Given an integer array nums and an integer k, return the k most frequent elements within the array.

The test cases are generated such that the answer is always unique.

Example 1:

Input: nums = [1,2,2,3,3,3], k = 2

Output: [2,3]

Example 2:

Input: nums = [7,7], k = 1

Output: [7]

Constraints:

• 1 <= nums.length <= 10^4.

• -1000 <= nums[i] <= 1000

• 1 <= k <= number of distinct elements in nums.

My Thought Process

Step 1:
Count frequencies. That’s obvious.

Step 2:
Sort elements based on frequency.

Step 3:
Take the top k.

That’s it.

• Use a dictionary to store frequencies.

• Loop through nums and count occurrences.

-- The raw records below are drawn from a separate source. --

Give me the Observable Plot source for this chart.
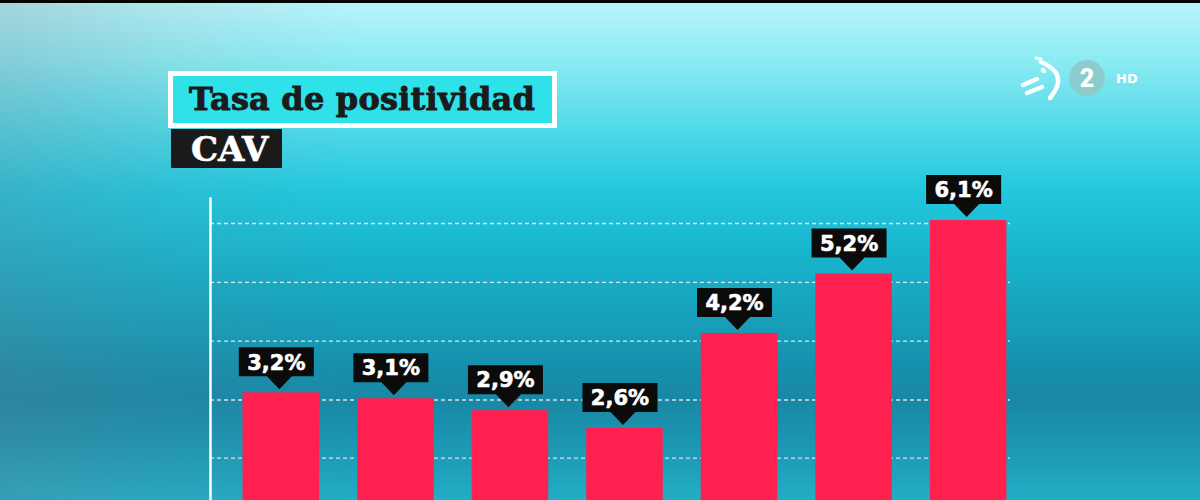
<!DOCTYPE html>
<html>
<head>
<meta charset="utf-8">
<script src="https://cdn.jsdelivr.net/npm/d3@7"></script>
<script src="https://cdn.jsdelivr.net/npm/@observablehq/plot@0.6"></script>
<style>
  html, body { margin: 0; padding: 0; overflow: hidden; background: #000; }
  #stage {
    position: relative; width: 1200px; height: 500px; overflow: hidden;
    background: linear-gradient(to bottom, #baf5fa 0%, #8cebf3 12%, #4fd9e8 26%, #22c8de 38%, #18b3cb 52%, #168fab 74%, #1888a6 80%, #1c99b4 90%, #22aec4 100%);
  }
  #vignette { position: absolute; inset: 0; background: linear-gradient(to right, rgba(110,120,140,0.26) 0%, rgba(110,120,140,0.11) 14%, rgba(110,120,140,0) 30%); }
  #topbar { position: absolute; left: 0; top: 0; width: 1200px; height: 3px; background: #050505; }
  #chart { position: absolute; left: 0; top: 0; }
  #title {
    position: absolute; left: 168px; top: 71px; width: 379px; height: 47px;
    border: 5px solid #fff; background: #2fe2ea;
    font-family: "DejaVu Serif", serif; font-weight: bold; font-size: 32px; color: #1b1b1b;
    line-height: 47px; text-indent: 16px; white-space: nowrap; letter-spacing: 0.2px;
    -webkit-text-stroke: 0.9px #1b1b1b;
  }
  #sub {
    position: absolute; left: 171px; top: 129px; width: 111px; height: 39px; background: #1a1a1a;
    font-family: "DejaVu Serif", serif; font-weight: bold; font-size: 34px; color: #fff;
    line-height: 41px; text-indent: 20px; -webkit-text-stroke: 0.6px #fff;
  }
  #logo { position: absolute; left: 1010px; top: 50px; }
</style>
</head>
<body>
<div id="stage">
  <div id="vignette"></div>
  <div id="topbar"></div>
  <div id="chart"></div>
  <div id="title">Tasa de positividad</div>
  <div id="sub">CAV</div>
  <svg id="logo" width="180" height="60" viewBox="0 0 180 60">
    <g fill="none" stroke="#fff" stroke-linecap="round" stroke-width="4.5">
      <path d="M31 12 Q60 24 40 48"/>
      <path d="M13 35 L27 29"/>
      <path d="M17 43 L32 37"/>
      <path d="M33 20 L34 21"/>
    </g>
    <path d="M26 8 L31 9" stroke="#fff" stroke-width="3" stroke-linecap="round"/>
    <circle cx="77" cy="28" r="18" fill="#8ec9c8" fill-opacity="0.9"/>
    <text x="77" y="37" text-anchor="middle" font-family="Roboto, sans-serif" font-weight="900" font-size="25" fill="#fff">2</text>
    <text x="106" y="33" font-family="DejaVu Sans, sans-serif" font-weight="bold" font-size="13" fill="#fff">HD</text>
  </svg>
</div>
<script>
// ---- data ----
const categories = ["1", "2", "3", "4", "5", "6", "7"];
const values = [3.2, 3.1, 2.9, 2.6, 4.2, 5.2, 6.1];
const gridValues = [2.1, 3.08, 4.07, 5.06, 6.05];

const data = categories.map((c, i) => ({cat: c, value: values[i]}));
const fmt = v => d3.format(".1f")(v).replace(".", ",") + "%";

// callout: black label box with a pointer, anchored at the bar top
const callout = {
  draw(ctx) {
    const tipY = -3.5, boxBottom = -16.5, h = 29, left = -42.5, right = 32.5, tipX = -2, half = 12.5;
    ctx.moveTo(tipX, tipY);
    ctx.lineTo(tipX - half, boxBottom);
    ctx.lineTo(left, boxBottom);
    ctx.lineTo(left, boxBottom - h);
    ctx.lineTo(right, boxBottom - h);
    ctx.lineTo(right, boxBottom);
    ctx.lineTo(tipX + half, boxBottom);
    ctx.closePath();
  }
};

const chart = Plot.plot({
  width: 1200,
  height: 500,
  marginTop: 198,
  marginBottom: 0,
  marginLeft: 210,
  marginRight: 190,
  style: {background: "transparent", overflow: "hidden"},
  x: {domain: categories, axis: null, round: false, paddingInner: 0.332, paddingOuter: 0.158, align: 0.9},
  y: {domain: [0, 7], range: [582.4, 166.6], axis: null},
  marks: [
    Plot.gridY(gridValues, {stroke: "#ffffff", strokeOpacity: 0.8, strokeWidth: 1.4, strokeDasharray: "4,3"}),
    Plot.frame({anchor: "left", stroke: "#ffffff", strokeWidth: 2.5}),
    Plot.barY(data, {x: "cat", y: "value", fill: "#fe214f"}),
    Plot.dot(data, {x: "cat", y: "value", symbol: callout, fill: "#0b0b0b", stroke: null, r: 5}),
    Plot.text(data, {x: "cat", y: "value", text: d => fmt(d.value), dy: -30, dx: -5,
      fill: "#ffffff", fontSize: 21, fontWeight: "bold", fontFamily: "DejaVu Sans, sans-serif",
      stroke: "#ffffff", strokeWidth: 0.6})
  ]
});
document.getElementById("chart").appendChild(chart);
</script>
</body>
</html>
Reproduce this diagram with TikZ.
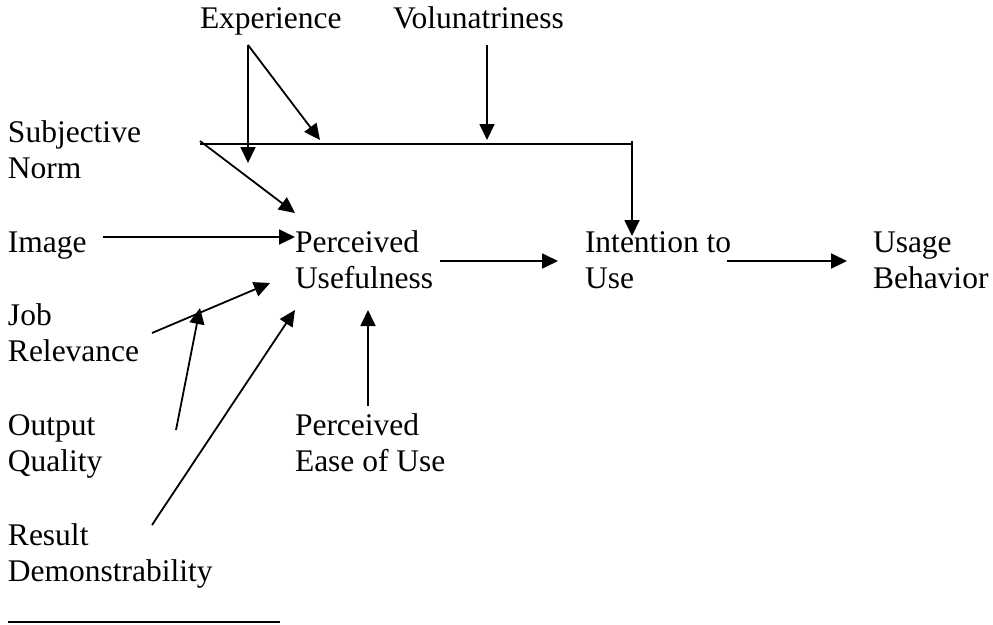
\documentclass[tikz,border=0pt]{standalone}
\usepackage{fontspec}
\setmainfont{Liberation Serif}
\usetikzlibrary{arrows.meta}
\begin{document}
\begin{tikzpicture}[x=1pt,y=-1pt,
  lbl/.style={anchor=base west,inner sep=0pt,outer sep=0pt,align=left,
    font=\fontsize{31.5}{36}\selectfont},
  conn/.style={line width=1.8pt,-{Triangle[length=16pt,width=15pt]}},
  plain/.style={line width=1.6pt}]
\useasboundingbox (0,0) rectangle (993,624);
% texts (two-line nodes: base = baseline of the last line)
\node[lbl] (exp) at (200,28) {Experience};
\node[lbl] (vol) at (393,28) {Volunatriness};
\node[lbl] (sn) at (8,178) {Subjective\\Norm};
\node[lbl] (img) at (8,252) {Image};
\node[lbl] (pu) at (295,288) {Perceived\\Usefulness};
\node[lbl] (itu) at (585,288) {Intention to\\Use};
\node[lbl] (ub) at (873,288) {Usage\\Behavior};
\node[lbl] (jr) at (8,361) {Job\\Relevance};
\node[lbl] (oq) at (8,471) {Output\\Quality};
\node[lbl] (peou) at (295,471) {Perceived\\Ease of Use};
\node[lbl] (rd) at (8,581) {Result\\Demonstrability};
% connector end points
\coordinate (e0) at (248,45);
\coordinate (e1) at (248,163);
\coordinate (e2) at (320,140);
\coordinate (v0) at (487,45);
\coordinate (v1) at (487,140);
\coordinate (h0) at (200,144);
\coordinate (h1) at (632,144);
\coordinate (d0) at (632,141);
\coordinate (d1) at (632,236);
\coordinate (s0) at (200,141);
\coordinate (s1) at (295,213);
\coordinate (i0) at (103,237);
\coordinate (i1) at (295,237);
\coordinate (p0) at (440,261);
\coordinate (p1) at (558,261);
\coordinate (u0) at (727,261);
\coordinate (u1) at (847,261);
\coordinate (j0) at (152,333);
\coordinate (j1) at (270,283);
\coordinate (o0) at (176,430);
\coordinate (o1) at (200,308);
\coordinate (r0) at (152,525);
\coordinate (r1) at (295,310);
\coordinate (q0) at (368,406);
\coordinate (q1) at (368,310);
\coordinate (b0) at (8,622);
\coordinate (b1) at (280,622);
% connectors
\draw[conn] (e0) -- (e1);
\draw[conn] (e0) -- (e2);
\draw[conn] (v0) -- (v1);
\draw[plain] (h0) -- (h1);
\draw[conn] (d0) -- (d1);
\draw[conn] (s0) -- (s1);
\draw[conn] (i0) -- (i1);
\draw[conn] (p0) -- (p1);
\draw[conn] (u0) -- (u1);
\draw[conn] (j0) -- (j1);
\draw[conn] (o0) -- (o1);
\draw[conn] (r0) -- (r1);
\draw[conn] (q0) -- (q1);
\draw[line width=1.2pt] (b0) -- (b1);
\end{tikzpicture}
\end{document}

• Sort keys based on their frequency (descending).

• Pick the first k.

class Solution:
    def topKFrequent(self, nums: List[int], k: int) -> List[int]:
        hs = defaultdict(list)
        ans = []
        for i,num in enumerate(nums):
            if num in hs:
                hs[num] += 1
            else:
                hs[num] = 1
        for key in sorted(hs, key=hs.get, reverse=True):
            if(k>0):
                ans.append(key)
                k -= 1
        return ans

What surprised me was that even with an extra HashMap and a sorting step, this implementation still performed better than most submissions.